2008 HSR&D National Meeting Abstract
1030 — A Longitudinal Analysis of the Effects of Using Data from One System for Dual VA and Medicare Users with Dementia
Zhu CW (James J. Peters Bronx VAMC), Penrod J
(James J. Peters Bronx VAMC), Dellenbaugh C
(James J. Peters Bronx VAMC), Ross J
(James J. Peters Bronx VAMC), Sano M
(James J. Peters Bronx VAMC)
To compare changes over time in diagnoses and comorbidities in VA and Medicare data for dual users with dementia.
We used the National Longitudinal Caregiver Survey of male veterans age 65 and older with a formal diagnosis of Alzheimer’s disease or vascular dementia in the VA in 1997 to create a longitudinal sample (1998-2001) of VA and Medicare dual users alive at year 4 (669 patients with 2,676 observations). We obtained all ICD-9-CM diagnosis codes (truncated to 3 digits) from the VA National Patient Care Database and Medicare Standard Analytic Files. We constructed an Elixhauser comorbidity index for each patient using VA data only, Medicare data only, and VA and Medicare data combined.
From combined VA and Medicare data, patients averaged 21.6 unique diagnosis codes per year: 19.5 were identified in only one system, 2.1 were identified in both. In 1998, on average, 10.6 unique diagnosis codes per patient were identified in VA data, 8.8 in Medicare data. By 2001, this distribution had reversed: 10.7 unique diagnosis codes were identified in Medicare data, 8.7 in VA data. Between 1998 and 2001, percentage of diagnoses captured using VA data alone decreased significantly from 62.7% to 55.7% (p < 0.001); in contrast, percentage of diagnoses captured using Medicare data alone increased significantly from 60.7% to 67.2% (p < 0.001). Between 1998 and 2001, Elixhauser comorbidity index increased significantly using both combined data (3.6 vs. 3.9; p=0.017) and Medicare data alone (2.2 vs. 2.6; p < 0.001), but remained stable using VA data alone (~2.2 each year).

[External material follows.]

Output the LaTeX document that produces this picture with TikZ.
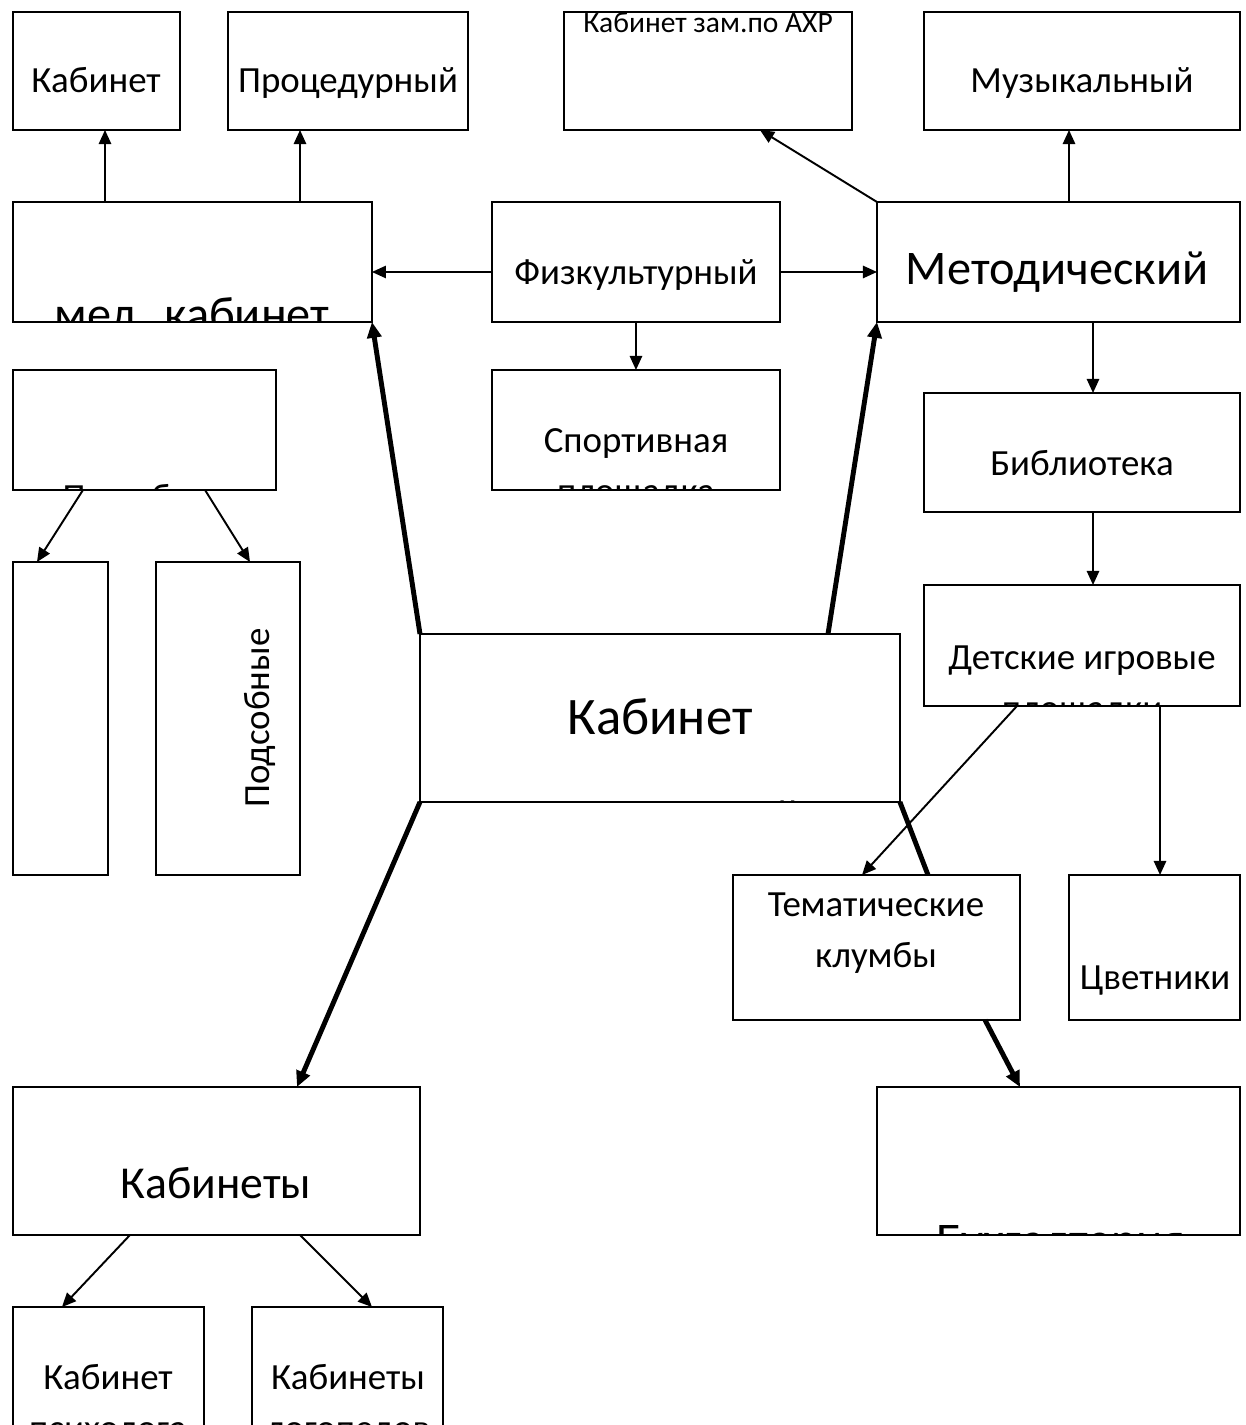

Using VA data alone for VA and Medicare dual users with dementia underestimated the total number of diagnoses and comorbidities, the magnitude of which worsened over time.

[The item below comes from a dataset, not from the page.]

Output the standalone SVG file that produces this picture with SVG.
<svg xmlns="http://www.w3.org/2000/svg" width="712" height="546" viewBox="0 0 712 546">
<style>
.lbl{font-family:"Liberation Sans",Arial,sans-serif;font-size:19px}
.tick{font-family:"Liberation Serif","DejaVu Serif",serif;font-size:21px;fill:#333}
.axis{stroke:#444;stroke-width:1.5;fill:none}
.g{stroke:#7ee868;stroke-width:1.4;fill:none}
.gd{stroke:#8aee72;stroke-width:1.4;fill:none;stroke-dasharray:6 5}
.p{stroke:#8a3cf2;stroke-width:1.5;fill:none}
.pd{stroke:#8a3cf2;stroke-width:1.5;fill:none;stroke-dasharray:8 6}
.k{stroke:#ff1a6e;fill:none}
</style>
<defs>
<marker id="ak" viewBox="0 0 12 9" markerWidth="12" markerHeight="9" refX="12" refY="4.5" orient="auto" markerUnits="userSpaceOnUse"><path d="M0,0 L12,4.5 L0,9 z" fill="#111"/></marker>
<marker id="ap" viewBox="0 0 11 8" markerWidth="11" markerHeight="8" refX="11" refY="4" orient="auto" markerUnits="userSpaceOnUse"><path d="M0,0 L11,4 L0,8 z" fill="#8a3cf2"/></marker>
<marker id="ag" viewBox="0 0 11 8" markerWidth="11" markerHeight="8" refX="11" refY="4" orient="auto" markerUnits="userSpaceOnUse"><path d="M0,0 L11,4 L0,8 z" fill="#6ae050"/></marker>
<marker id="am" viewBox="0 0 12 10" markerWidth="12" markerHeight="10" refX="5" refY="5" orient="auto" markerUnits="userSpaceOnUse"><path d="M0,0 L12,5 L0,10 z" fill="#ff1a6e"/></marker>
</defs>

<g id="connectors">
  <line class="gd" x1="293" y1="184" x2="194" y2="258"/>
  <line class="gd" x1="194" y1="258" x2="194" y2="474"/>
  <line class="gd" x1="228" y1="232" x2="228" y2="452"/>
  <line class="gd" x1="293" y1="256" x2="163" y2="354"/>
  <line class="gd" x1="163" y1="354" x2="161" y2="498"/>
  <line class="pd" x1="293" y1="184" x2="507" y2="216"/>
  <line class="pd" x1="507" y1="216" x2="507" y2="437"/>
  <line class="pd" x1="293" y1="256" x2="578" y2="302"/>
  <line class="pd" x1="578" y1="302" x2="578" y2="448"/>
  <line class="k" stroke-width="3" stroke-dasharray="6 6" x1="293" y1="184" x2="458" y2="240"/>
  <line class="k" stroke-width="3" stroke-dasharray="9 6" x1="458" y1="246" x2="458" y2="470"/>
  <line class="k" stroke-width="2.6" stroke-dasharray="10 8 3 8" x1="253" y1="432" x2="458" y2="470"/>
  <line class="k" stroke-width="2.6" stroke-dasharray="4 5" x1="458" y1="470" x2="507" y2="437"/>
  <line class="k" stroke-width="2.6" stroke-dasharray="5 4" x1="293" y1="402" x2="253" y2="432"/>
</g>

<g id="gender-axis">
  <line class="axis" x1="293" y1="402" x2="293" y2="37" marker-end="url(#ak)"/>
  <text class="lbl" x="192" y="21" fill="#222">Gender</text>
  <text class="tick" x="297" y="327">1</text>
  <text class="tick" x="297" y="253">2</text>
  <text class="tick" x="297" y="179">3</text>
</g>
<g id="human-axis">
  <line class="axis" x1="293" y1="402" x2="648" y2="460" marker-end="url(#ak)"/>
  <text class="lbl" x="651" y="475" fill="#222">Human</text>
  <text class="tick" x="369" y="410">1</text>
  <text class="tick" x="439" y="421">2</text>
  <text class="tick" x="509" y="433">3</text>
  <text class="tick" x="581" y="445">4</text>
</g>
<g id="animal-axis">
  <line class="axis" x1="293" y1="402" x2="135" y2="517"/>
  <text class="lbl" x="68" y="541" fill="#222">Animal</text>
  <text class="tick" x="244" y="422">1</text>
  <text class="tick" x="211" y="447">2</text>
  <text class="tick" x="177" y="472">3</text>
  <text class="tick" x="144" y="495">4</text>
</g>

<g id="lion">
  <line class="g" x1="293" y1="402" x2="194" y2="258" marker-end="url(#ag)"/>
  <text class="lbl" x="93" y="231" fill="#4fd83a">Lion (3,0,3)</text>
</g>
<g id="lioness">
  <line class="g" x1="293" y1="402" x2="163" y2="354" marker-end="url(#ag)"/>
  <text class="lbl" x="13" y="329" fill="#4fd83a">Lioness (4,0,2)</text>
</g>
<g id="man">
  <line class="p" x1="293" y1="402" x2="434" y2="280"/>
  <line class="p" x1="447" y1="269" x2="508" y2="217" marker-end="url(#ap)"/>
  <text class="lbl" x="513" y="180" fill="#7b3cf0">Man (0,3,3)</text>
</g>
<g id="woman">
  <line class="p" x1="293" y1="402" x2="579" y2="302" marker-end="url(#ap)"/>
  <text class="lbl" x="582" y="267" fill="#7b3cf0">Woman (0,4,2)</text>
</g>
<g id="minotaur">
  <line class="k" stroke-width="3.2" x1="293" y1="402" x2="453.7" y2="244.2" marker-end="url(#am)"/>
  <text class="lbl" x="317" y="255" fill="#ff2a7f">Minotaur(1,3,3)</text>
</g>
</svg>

Not taking into account information generated by veterans obtaining healthcare outside the VA underestimates the VA’s assessment of the burden of disease and healthcare needs of this population. Strategies are needed to routinely monitor veterans obtaining care outside the VA to ensure that the VA has adequate resources to provide necessary care to all veterans.